India’s financial system has rapidly expanded over the years, led by the government’s reforms to keep up with the country’s fast-paced growth. The financial sector plays a crucial role in channelling domestic savings and foreign capital into productive investments, promoting economic and social stability. According to a report by the IMF, India’s financial system, which comprises banks, equity and bond markets, and other financial institutions, needs to undergo deeper reforms.

The report recommends that India should unleash its financial sector from government strictures to generate millions of jobs and achieve a high growth rate. The financial system will need to provide adequate services to the large population, including retail customers, SMEs, and large corporations. The report emphasizes that the financial sector’s deep linkages with other reforms, including broader monetary and fiscal policies, are essential to achieve real progress.

India’s financial system has made significant strides, with the stock market capitalization rising significantly and a vibrant private banking system coexisting with public sector banks. However, despite India’s favourable demographics and resources, the country needs to create significant population-wide savings and invest them efficiently to deliver returns and sustain growth.

The Modi-led government and the Reserve Bank of India have made strides in rapidly expanding financial inclusion and reducing transaction costs. However, India still faces challenges in creating an effective financial system, and it will require political capital to overcome these challenges. As India stands as a stable and growing zone amidst global political risks and turbulence, the country’s domestic financial savings will be essential to driving its growth.

Quote: “India has grown by leaps and bounds in recent years and is emerging as a major world economic power. The challenge now is to maintain this growth momentum and provide benefits as well as economic opportunities to a broad swath of the population.” – Eswar S. Prasad and Raghuram G. Rajan, IMF. 

Frequently asked questions

1. What are financial services?

Financial services encompass a broad range of economic activities provided by financial institutions and intermediaries. These services include banking, insurance, investment management, stock trading, credit and lending, and various other financial activities.

2. What types of financial institutions operate in India?

India has a diverse financial sector comprising commercial banks, cooperative banks, non-banking financial companies (NBFCs), insurance companies, mutual funds, stock exchanges, pension funds, and other financial intermediaries.

3. What role do banks play in the Indian financial system?

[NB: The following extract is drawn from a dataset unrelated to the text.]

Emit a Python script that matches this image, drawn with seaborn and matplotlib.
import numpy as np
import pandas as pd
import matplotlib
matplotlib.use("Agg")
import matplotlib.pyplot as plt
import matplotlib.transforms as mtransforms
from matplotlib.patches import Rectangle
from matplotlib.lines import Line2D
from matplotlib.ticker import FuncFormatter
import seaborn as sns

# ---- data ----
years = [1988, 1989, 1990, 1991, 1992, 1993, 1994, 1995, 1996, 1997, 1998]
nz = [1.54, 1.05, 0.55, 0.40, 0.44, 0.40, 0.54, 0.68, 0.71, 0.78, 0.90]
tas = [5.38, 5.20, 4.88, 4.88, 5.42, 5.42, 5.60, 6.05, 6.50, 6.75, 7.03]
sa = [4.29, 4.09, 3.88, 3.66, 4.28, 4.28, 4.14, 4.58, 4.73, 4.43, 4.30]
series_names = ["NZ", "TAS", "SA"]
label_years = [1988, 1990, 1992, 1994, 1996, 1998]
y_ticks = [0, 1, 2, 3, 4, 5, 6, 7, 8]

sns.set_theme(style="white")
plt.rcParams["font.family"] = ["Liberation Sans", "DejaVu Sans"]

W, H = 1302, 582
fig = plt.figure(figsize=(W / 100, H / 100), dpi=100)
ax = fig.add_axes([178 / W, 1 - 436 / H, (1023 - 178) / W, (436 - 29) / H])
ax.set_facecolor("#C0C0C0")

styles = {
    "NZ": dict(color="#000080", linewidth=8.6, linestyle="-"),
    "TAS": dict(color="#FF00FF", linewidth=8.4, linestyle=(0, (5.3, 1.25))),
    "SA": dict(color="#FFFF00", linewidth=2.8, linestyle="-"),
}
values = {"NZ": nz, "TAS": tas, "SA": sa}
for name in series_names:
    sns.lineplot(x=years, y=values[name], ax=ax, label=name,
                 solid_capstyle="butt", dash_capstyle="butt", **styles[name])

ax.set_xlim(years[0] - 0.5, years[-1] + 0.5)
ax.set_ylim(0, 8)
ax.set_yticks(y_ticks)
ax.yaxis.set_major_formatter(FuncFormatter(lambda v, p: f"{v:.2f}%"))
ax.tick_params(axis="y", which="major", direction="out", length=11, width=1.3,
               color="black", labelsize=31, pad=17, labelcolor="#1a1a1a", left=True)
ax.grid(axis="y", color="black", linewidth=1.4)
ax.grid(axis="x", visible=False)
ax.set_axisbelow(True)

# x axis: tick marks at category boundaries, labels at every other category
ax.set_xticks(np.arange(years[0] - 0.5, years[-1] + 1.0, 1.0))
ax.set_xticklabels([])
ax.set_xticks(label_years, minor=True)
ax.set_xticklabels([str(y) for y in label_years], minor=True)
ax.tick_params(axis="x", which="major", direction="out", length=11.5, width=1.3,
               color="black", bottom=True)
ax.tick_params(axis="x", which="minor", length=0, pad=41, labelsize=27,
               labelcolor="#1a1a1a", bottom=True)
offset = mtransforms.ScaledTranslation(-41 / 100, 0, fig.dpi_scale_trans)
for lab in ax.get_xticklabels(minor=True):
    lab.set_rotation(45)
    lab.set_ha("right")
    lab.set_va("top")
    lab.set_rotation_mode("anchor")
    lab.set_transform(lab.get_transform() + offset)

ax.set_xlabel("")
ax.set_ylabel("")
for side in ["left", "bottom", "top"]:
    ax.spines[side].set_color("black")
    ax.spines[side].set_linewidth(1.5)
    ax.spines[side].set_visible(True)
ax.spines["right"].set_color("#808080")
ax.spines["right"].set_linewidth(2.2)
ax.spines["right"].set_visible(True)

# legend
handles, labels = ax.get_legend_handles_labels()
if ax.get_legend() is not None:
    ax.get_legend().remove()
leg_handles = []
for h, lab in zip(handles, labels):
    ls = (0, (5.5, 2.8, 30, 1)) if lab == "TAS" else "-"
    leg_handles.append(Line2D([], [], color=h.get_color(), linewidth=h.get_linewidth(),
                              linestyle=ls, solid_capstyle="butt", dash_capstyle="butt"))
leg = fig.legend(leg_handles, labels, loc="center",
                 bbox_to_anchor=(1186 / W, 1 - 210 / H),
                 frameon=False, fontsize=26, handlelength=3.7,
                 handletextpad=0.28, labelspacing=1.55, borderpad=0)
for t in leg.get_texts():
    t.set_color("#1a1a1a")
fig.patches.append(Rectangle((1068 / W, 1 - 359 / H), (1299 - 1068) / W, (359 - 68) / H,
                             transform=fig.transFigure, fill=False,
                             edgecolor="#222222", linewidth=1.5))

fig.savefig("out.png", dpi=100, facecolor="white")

Banks play a crucial role in the Indian financial system by mobilizing savings, providing credit to businesses and individuals, facilitating transactions, offering investment and wealth management services, and promoting financial inclusion through various banking products and services.

4. What are NBFCs, and how do they differ from banks?

Non-Banking Financial Companies (NBFCs) are financial institutions that offer banking services such as loans, credit facilities, and investment products, but do not hold a banking license and cannot accept demand deposits like traditional banks. NBFCs play a significant role in providing credit to underserved sectors of the economy.

5. What is the role of insurance companies in India?

Insurance companies in India provide a range of insurance products, including life insurance, health insurance, motor insurance, and property insurance. They help individuals and businesses manage risks by offering financial protection against unforeseen events.

6. How are mutual funds significant in India's financial landscape?

Mutual funds pool money from investors and invest in a diversified portfolio of securities such as stocks, bonds, and other assets. They offer individuals an opportunity to invest in the financial markets with professional management and diversification benefits.

7. What is the significance of stock exchanges in India?

Stock exchanges such as the National Stock Exchange (NSE) and the Bombay Stock Exchange (BSE) facilitate the trading of securities such as stocks, bonds, and derivatives. They provide liquidity, price discovery, and a platform for companies to raise capital through initial public offerings (IPOs).